2. Sketch the graph of the function e-1/x, and evaluate the following four limits:

\begin{align} \lim_{x\rightarrow 0^{+}} & e^{-1/x} \\ \lim_{x\rightarrow 0^{-}} & e^{-1/x} \\ \lim_{x\rightarrow +\infty} & e^{-1/x} \\ \lim_{x\rightarrow -\infty} & e^{-1/x} \end{align}

3. Verify the following limits.

\begin{align} \lim_{s\rightarrow 1} \frac{s^3-1}{s-1} = 3 \\ \lim_{\theta\rightarrow 0} \frac{1-\cos\theta}{\theta^2} = \frac{1}{2} \\ \lim_{x\rightarrow \infty} \frac{5x^2-2x}{x} = \infty \\ \lim_{n\rightarrow \infty} \frac{n(n+1)}{(n+2)(n+3)} = 1 \\ \lim_{x\rightarrow \infty} \frac{ax^2+bx+c}{dx^2+ex+f} = \frac{a}{d} \end{align}

[Granville, 1911]

4. Evaluate

\[ \lim_{x\rightarrow 0} \frac{x\cos x}{1-2^x} \]

exactly, and check your result by numerical approximation.
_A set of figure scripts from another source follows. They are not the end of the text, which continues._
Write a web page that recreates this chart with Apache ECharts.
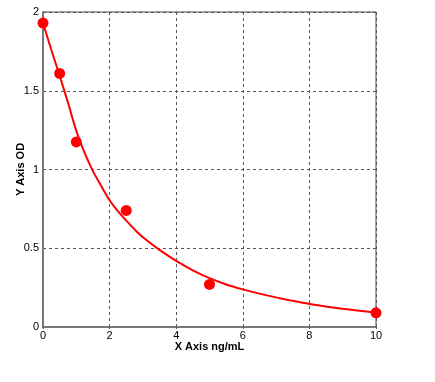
<!DOCTYPE html>
<html><head><meta charset="utf-8">
<script src="https://cdn.jsdelivr.net/npm/echarts@6/dist/echarts.min.js"></script>
<style>html,body{margin:0;padding:0;background:#fff}#c{width:435px;height:382px}</style>
</head><body><div id="c"></div>
<script>
const pointX = [0, 0.5, 1, 2.5, 5, 10];
const pointY = [1.93, 1.61, 1.175, 0.74, 0.27, 0.09];
const curveX = [0, 0.25, 0.5, 0.75, 1, 1.25, 1.5, 1.75, 2, 2.25, 2.5, 2.75, 3, 3.5, 4, 4.5, 5, 5.5, 6, 6.5, 7, 7.5, 8, 8.5, 9, 9.5, 10];
const curveY = [1.93, 1.76, 1.595, 1.425, 1.245, 1.105, 0.99, 0.895, 0.805, 0.735, 0.675, 0.62, 0.57, 0.49, 0.42, 0.36, 0.31, 0.27, 0.239, 0.212, 0.188, 0.166, 0.146, 0.13, 0.116, 0.103, 0.091];
const xTicks = [0, 2, 4, 6, 8, 10];
const yTicks = [0, 0.5, 1, 1.5, 2];

const font = 'Liberation Sans, Arial, sans-serif';
const chart = echarts.init(document.getElementById('c'), null, {renderer: 'canvas'});
chart.setOption({
  animation: false,
  backgroundColor: '#fff',
  grid: {left: 43, top: 12, width: 333, height: 315, show: true, borderColor: '#444', borderWidth: 1,
         backgroundColor: 'transparent', containLabel: false, outerBoundsMode: 'none'},
  xAxis: {
    type: 'value', min: 0, max: 10, interval: 2,
    name: 'X Axis ng/mL', nameLocation: 'middle', nameGap: 14, nameMoveOverlap: false,
    nameTextStyle: {fontFamily: font, fontSize: 11, fontWeight: 'bold', color: '#000'},
    axisLine: {show: true, lineStyle: {color: '#777', width: 2}},
    axisTick: {show: true, length: 2, inside: false, lineStyle: {color: '#555'}},
    axisLabel: {fontFamily: font, fontSize: 11, color: '#000', margin: 3,
      formatter: v => xTicks.includes(v) ? String(v) : ''},
    splitLine: {show: true, lineStyle: {color: '#555', type: [3, 3], width: 1}}
  },
  yAxis: {
    type: 'value', min: 0, max: 2, interval: 0.5,
    name: 'Y Axis OD', nameLocation: 'middle', nameGap: 17, nameRotate: 90, nameMoveOverlap: false,
    nameTextStyle: {fontFamily: font, fontSize: 11, fontWeight: 'bold', color: '#000'},
    axisLine: {show: true, lineStyle: {color: '#777', width: 2}},
    axisTick: {show: false},
    axisLabel: {fontFamily: font, fontSize: 11, color: '#000', margin: 4,
      formatter: v => yTicks.includes(v) ? String(v) : ''},
    splitLine: {show: true, lineStyle: {color: '#555', type: [3, 3], width: 1}}
  },
  series: [
    {type: 'line', data: curveX.map((x, i) => [x, curveY[i]]), smooth: 0.3, showSymbol: false,
     lineStyle: {color: '#ff0000', width: 2}, z: 3},
    {type: 'scatter', data: pointX.map((x, i) => [x, pointY[i]]), symbol: 'circle', symbolSize: 11,
     itemStyle: {color: '#ff0000', opacity: 1}, z: 4}
  ]
});
</script></body></html>
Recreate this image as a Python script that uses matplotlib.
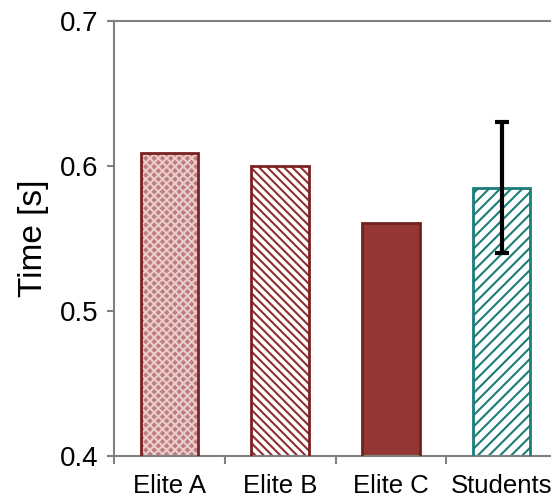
import numpy as np
import matplotlib
matplotlib.use('Agg')
import matplotlib.pyplot as plt

categories = ['Elite A', 'Elite B', 'Elite C', 'Students']
times = [0.609, 0.600, 0.561, 0.585]
errors = [0, 0, 0, 0.045]

face_colors = ['#c07c7c', 'white', '#943634', 'white']
hatch_colors = ['#e9cccc', '#8e2f2f', '#943634', '#1c7c78']
hatches = ['xxxx', '\\\\\\\\', '', '///']
edge_colors = ['#7a2222', '#7a2222', '#6e2222', '#1c7c78']

plt.rcParams['font.family'] = ['Liberation Sans', 'DejaVu Sans']
plt.rcParams['hatch.linewidth'] = 1.5

fig = plt.figure(figsize=(5.51, 4.99), dpi=100)
ax = fig.add_axes([114 / 551, 43 / 499, (557 - 114) / 551, (456 - 21) / 499])

x = np.arange(len(categories))
# hatch layer (hatch colour comes from edgecolor), then the outline on top
ax.bar(x, times, width=0.52, color=face_colors, edgecolor=hatch_colors,
       hatch=hatches, linewidth=0, zorder=2)
ax.bar(x, times, width=0.52, color='none', edgecolor=edge_colors,
       linewidth=2, zorder=3)
ax.errorbar(x[3], times[3], yerr=errors[3], fmt='none', ecolor='black',
            elinewidth=3, capsize=5, capthick=3, zorder=4)

ax.set_ylim(0.4, 0.7)
ax.set_yticks([0.4, 0.5, 0.6, 0.7])
ax.set_yticklabels(['0.4', '0.5', '0.6', '0.7'])
ax.set_xlim(-0.5, len(categories) - 0.5)
ax.set_xticks(x)
ax.set_xticklabels(categories, fontsize=18.5)
ax.tick_params(axis='x', which='major', length=0, pad=13)
ax.set_xticks(np.arange(len(categories)) - 0.5, minor=True)
ax.tick_params(axis='x', which='minor', length=6, width=1.5, color='#808080')
ax.tick_params(axis='y', labelsize=20, length=5, width=1.5, color='#808080', pad=6)
ax.set_ylabel('Time [s]', fontsize=24, labelpad=8)

for s in ax.spines.values():
    s.set_color('#808080')
    s.set_linewidth(1.5)

fig.savefig('out.png', dpi=100)
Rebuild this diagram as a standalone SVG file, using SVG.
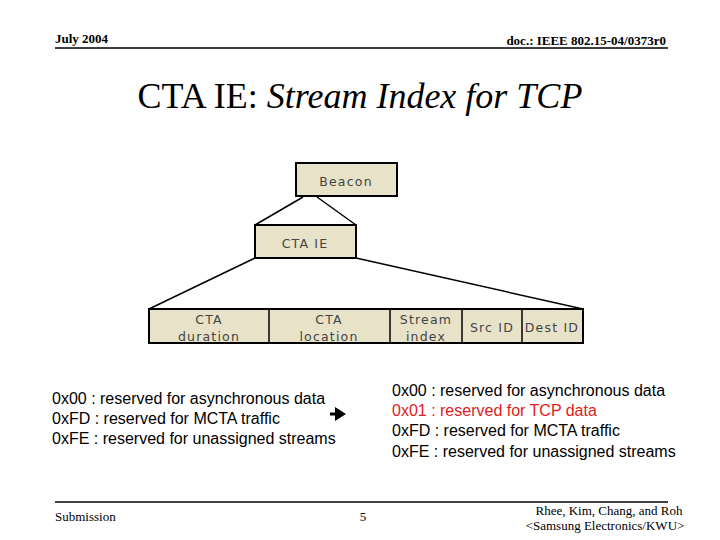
<svg xmlns="http://www.w3.org/2000/svg" width="720" height="540" viewBox="0 0 720 540">
<style>
.hd{font-family:"Liberation Serif",serif;font-size:13px}
.bx{fill:#e8e2c8;stroke:#000;stroke-width:2}
.bt{font-family:"DejaVu Sans",sans-serif;font-size:12.5px;fill:#444;text-anchor:middle;letter-spacing:1.2px}
.lt{font-family:"Liberation Sans",sans-serif;font-size:16px;fill:#000}
.red{fill:#e02020}
.ln{stroke:#000;stroke-width:1.5;fill:none}
</style>
<rect width="720" height="540" fill="#fff"/>
<text x="55" y="43" class="hd" font-weight="bold">July 2004</text>
<text x="666" y="45" class="hd" font-weight="bold" text-anchor="end">doc.: IEEE 802.15-04/0373r0</text>
<line x1="55" y1="48" x2="668" y2="48" stroke="#000" stroke-width="1.5"/>
<text x="360" y="108" font-family="Liberation Serif,serif" font-size="36" text-anchor="middle">CTA IE: <tspan font-style="italic">Stream Index for TCP</tspan></text>
<g id="connectors">
<line class="ln" x1="303" y1="197" x2="255" y2="225"/>
<line class="ln" x1="317" y1="197" x2="356" y2="225"/>
<line class="ln" x1="255" y1="258" x2="149" y2="309"/>
<line class="ln" x1="356" y1="258" x2="583" y2="309" stroke-width="1"/>
</g>
<g id="beacon"><rect class="bx" x="296" y="163" width="101" height="33"/><text class="bt" x="346" y="186">Beacon</text></g>
<g id="ctaie"><rect class="bx" x="255" y="225" width="101" height="33"/><text class="bt" x="305" y="248">CTA IE</text></g>
<g id="fields">
<rect class="bx" x="149" y="309" width="434" height="34"/>
<line class="ln" x1="269" y1="309" x2="269" y2="343"/>
<line class="ln" x1="390" y1="309" x2="390" y2="343"/>
<line class="ln" x1="462" y1="309" x2="462" y2="343"/>
<line class="ln" x1="522" y1="309" x2="522" y2="343"/>
<text class="bt" x="209" y="324">CTA</text><text class="bt" x="209" y="341">duration</text>
<text class="bt" x="329" y="324">CTA</text><text class="bt" x="329" y="341">location</text>
<text class="bt" x="426" y="324">Stream</text><text class="bt" x="426" y="341">index</text>
<text class="bt" x="492" y="332">Src ID</text>
<text class="bt" x="552" y="332">Dest ID</text>
</g>
<g id="old">
<text class="lt" x="52" y="404">0x00 : reserved for asynchronous data</text>
<text class="lt" x="52" y="424">0xFD : reserved for MCTA traffic</text>
<text class="lt" x="52" y="444">0xFE : reserved for unassigned streams</text>
</g>
<g id="arrow"><line x1="330" y1="414" x2="338" y2="414" stroke="#000" stroke-width="3"/><polygon points="335,407 346,414 335,421" fill="#000"/></g>
<g id="new">
<text class="lt" x="392" y="396">0x00 : reserved for asynchronous data</text>
<text class="lt red" x="392" y="416">0x01 : reserved for TCP data</text>
<text class="lt" x="392" y="436">0xFD : reserved for MCTA traffic</text>
<text class="lt" x="392" y="457">0xFE : reserved for unassigned streams</text>
</g>
<line x1="55" y1="502" x2="668" y2="502" stroke="#000" stroke-width="1.5"/>
<text x="55" y="521" class="hd">Submission</text>
<text x="363" y="521" class="hd" text-anchor="middle">5</text>
<text x="609" y="515" class="hd" text-anchor="middle">Rhee, Kim, Chang, and Roh</text>
<text x="605" y="530" class="hd" text-anchor="middle">&lt;Samsung Electronics/KWU&gt;</text>
</svg>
5. Amy is asked to evaluate

\[ \lim_{x\rightarrow 0} \frac{e^x}{x} . \]

She applies l'Hôpital's rule, differentiating top and bottom to find 1/ex, which equals 1 when she plugs in x=0. What is wrong with her reasoning?

6. Evaluate

\[ \lim_{u\rightarrow 0} \frac{u^2}{e^u+e^{-u}-2} \]

exactly, and check your result by numerical approximation.

7. Evaluate

\[ \lim_{t\rightarrow \pi} \frac{\sin t}{t-\pi} \]

exactly, and check your result by numerical approximation.

8. Prove a form of l'Hôpital's rule stating that

\[ \lim_{x\rightarrow\infty}\frac{f(x)}{g(x)} \]

is equal to the limit of f'/g' at infinity. Hint: change to some new variable u such that x→∞ corresponds to u→0.

9. Prove that the linear function y=ax+b, where a and b are real, is continuous, first using the definition of continuity in terms of infinitesimals, and then using the definition in terms of the Weierstrass limit.